* _Task details_
Don't include pictures. Quote the lines below from the first through the line that contains "const legendNames = ['Repair".

Rows from a dataset of charts and code:

——————————

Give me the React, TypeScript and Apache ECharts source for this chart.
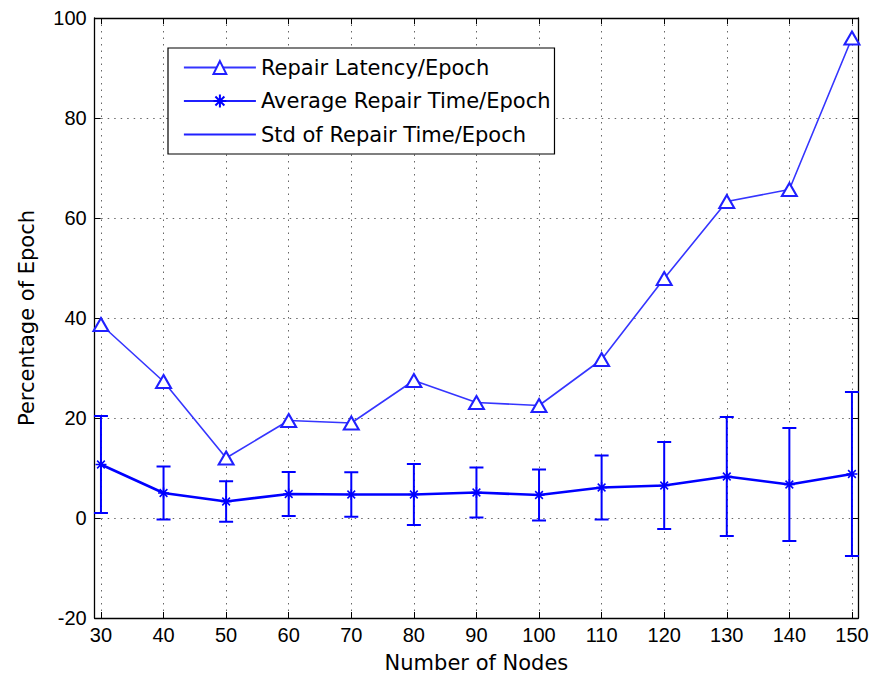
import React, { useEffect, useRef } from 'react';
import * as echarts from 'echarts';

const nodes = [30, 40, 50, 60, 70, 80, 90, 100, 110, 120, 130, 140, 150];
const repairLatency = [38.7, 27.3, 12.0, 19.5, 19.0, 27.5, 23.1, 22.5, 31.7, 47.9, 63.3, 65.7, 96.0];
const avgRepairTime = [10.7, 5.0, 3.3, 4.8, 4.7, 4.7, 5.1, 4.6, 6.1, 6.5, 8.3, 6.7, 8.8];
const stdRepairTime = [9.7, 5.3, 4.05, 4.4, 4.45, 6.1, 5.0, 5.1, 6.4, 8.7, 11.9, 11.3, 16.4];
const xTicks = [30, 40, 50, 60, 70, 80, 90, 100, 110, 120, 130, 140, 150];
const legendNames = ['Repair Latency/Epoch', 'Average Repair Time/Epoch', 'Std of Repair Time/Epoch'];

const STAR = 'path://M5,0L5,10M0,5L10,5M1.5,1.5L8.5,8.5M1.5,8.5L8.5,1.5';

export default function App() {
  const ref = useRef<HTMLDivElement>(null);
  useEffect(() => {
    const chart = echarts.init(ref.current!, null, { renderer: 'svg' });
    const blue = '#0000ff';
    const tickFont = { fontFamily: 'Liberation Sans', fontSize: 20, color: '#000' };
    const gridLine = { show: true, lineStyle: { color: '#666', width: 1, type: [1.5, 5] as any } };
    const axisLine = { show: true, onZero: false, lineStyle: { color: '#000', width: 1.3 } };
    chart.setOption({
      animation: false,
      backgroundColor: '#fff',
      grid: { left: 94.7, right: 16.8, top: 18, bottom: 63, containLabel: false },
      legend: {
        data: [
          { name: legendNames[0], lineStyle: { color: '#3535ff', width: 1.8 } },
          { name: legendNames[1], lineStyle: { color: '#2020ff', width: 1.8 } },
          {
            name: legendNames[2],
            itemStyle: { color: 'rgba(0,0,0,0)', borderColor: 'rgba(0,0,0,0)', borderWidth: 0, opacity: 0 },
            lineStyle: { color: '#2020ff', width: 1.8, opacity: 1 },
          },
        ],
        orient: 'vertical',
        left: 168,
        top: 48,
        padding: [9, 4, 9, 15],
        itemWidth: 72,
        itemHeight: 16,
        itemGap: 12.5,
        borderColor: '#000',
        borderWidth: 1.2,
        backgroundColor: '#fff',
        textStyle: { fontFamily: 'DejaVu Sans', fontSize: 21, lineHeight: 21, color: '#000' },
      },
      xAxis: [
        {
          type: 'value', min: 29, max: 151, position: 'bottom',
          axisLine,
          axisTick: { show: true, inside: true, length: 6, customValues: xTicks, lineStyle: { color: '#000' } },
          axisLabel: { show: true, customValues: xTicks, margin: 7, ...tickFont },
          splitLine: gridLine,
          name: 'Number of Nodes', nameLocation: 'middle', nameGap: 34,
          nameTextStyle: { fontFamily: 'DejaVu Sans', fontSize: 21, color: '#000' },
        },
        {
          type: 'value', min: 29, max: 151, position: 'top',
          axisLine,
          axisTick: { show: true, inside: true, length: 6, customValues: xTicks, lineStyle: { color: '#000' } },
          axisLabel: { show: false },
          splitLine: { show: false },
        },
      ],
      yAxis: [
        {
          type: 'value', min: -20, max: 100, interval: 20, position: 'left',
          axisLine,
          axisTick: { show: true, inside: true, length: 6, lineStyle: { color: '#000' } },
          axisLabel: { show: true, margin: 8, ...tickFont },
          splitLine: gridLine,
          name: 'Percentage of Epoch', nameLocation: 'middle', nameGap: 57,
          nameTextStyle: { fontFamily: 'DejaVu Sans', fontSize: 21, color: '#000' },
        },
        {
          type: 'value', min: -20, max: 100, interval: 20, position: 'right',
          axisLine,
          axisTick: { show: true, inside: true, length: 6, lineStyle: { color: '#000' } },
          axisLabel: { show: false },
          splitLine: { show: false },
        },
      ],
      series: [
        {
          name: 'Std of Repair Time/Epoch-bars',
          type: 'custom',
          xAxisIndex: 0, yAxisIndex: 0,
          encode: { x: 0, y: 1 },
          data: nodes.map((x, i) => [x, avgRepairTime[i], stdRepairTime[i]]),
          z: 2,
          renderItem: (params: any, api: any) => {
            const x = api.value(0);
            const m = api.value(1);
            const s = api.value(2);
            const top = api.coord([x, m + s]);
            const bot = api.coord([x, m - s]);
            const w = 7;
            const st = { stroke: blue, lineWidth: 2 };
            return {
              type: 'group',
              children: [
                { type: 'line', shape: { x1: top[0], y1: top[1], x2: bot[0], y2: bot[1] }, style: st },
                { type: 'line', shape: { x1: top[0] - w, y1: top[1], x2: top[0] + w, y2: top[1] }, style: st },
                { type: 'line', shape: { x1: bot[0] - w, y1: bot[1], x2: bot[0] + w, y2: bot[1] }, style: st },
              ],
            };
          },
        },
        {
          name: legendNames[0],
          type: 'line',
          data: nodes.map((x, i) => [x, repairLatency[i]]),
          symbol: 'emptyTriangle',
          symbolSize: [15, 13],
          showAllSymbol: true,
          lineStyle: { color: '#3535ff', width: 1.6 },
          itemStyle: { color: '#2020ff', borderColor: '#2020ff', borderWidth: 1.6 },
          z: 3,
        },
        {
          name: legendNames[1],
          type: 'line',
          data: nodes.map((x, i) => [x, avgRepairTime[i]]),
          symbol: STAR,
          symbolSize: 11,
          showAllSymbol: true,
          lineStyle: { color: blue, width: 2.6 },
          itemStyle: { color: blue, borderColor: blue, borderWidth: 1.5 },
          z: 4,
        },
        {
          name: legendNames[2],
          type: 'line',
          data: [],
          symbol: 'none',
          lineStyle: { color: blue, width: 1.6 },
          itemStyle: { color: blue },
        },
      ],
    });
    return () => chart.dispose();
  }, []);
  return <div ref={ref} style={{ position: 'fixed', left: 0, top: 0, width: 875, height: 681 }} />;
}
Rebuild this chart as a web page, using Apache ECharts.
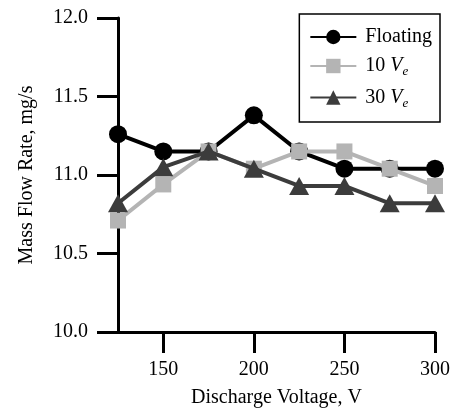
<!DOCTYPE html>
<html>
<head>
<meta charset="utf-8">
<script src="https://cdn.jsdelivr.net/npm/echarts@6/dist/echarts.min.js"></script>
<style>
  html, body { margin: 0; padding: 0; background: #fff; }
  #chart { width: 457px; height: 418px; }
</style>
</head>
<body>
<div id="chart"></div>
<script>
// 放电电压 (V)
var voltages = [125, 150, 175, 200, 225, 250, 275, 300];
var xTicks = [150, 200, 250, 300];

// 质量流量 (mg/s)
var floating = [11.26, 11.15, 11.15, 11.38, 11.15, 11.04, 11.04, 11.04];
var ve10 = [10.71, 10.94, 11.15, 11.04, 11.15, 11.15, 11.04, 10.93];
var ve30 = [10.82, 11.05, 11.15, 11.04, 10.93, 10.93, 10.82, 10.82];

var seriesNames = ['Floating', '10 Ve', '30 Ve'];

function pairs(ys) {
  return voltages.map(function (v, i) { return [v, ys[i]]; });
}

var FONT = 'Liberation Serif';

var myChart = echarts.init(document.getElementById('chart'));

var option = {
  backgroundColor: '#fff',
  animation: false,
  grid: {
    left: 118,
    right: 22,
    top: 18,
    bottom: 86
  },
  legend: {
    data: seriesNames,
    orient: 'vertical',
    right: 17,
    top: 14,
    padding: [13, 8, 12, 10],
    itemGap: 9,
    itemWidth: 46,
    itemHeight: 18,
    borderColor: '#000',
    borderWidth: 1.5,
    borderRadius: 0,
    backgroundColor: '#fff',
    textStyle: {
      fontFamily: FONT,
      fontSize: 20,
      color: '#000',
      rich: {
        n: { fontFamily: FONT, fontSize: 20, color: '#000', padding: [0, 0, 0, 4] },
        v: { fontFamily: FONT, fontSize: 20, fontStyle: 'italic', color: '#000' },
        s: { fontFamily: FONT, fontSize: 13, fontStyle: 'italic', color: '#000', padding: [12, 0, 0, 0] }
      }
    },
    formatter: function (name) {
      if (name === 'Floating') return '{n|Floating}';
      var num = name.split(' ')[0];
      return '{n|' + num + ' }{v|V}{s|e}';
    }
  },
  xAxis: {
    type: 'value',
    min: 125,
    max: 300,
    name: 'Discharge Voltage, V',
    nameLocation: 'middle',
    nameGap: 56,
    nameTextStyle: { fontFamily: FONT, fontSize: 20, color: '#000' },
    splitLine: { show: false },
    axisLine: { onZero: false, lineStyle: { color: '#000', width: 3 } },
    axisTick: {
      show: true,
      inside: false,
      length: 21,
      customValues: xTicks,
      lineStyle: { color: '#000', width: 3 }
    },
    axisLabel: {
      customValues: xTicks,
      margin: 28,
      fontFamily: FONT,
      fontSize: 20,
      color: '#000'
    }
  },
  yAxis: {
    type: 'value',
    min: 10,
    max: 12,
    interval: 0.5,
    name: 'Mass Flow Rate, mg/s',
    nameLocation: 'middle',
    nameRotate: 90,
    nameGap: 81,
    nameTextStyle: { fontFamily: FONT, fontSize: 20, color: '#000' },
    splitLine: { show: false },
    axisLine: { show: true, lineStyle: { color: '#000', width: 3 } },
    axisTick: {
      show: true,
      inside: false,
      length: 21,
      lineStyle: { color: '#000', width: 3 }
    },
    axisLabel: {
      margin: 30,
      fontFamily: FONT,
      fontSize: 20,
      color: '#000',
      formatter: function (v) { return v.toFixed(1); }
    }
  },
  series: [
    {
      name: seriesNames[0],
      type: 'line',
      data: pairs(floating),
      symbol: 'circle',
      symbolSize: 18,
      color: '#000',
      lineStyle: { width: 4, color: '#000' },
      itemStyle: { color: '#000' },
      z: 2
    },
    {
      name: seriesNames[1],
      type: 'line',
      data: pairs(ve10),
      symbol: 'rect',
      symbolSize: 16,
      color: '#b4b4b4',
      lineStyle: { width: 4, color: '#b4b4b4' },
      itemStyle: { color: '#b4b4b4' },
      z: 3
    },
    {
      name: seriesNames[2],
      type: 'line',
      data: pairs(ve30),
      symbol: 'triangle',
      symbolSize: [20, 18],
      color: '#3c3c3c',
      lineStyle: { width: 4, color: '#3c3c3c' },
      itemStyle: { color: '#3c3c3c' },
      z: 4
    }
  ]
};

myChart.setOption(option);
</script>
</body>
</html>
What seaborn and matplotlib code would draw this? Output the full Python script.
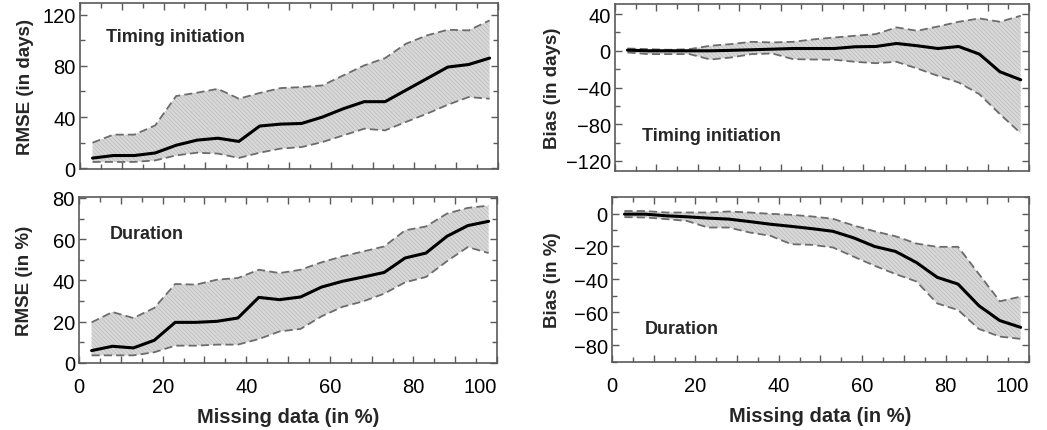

——————————

* _Full solution_
Give me the React, TypeScript and Apache ECharts source for this chart.
import React, { useEffect, useRef } from 'react';
import * as echarts from 'echarts';

const nodes = [30, 40, 50, 60, 70, 80, 90, 100, 110, 120, 130, 140, 150];
const repairLatency = [38.7, 27.3, 12.0, 19.5, 19.0, 27.5, 23.1, 22.5, 31.7, 47.9, 63.3, 65.7, 96.0];
const avgRepairTime = [10.7, 5.0, 3.3, 4.8, 4.7, 4.7, 5.1, 4.6, 6.1, 6.5, 8.3, 6.7, 8.8];
const stdRepairTime = [9.7, 5.3, 4.05, 4.4, 4.45, 6.1, 5.0, 5.1, 6.4, 8.7, 11.9, 11.3, 16.4];
const xTicks = [30, 40, 50, 60, 70, 80, 90, 100, 110, 120, 130, 140, 150];
const legendNames = ['Repair Latency/Epoch', 'Average Repair Time/Epoch', 'Std of Repair Time/Epoch'];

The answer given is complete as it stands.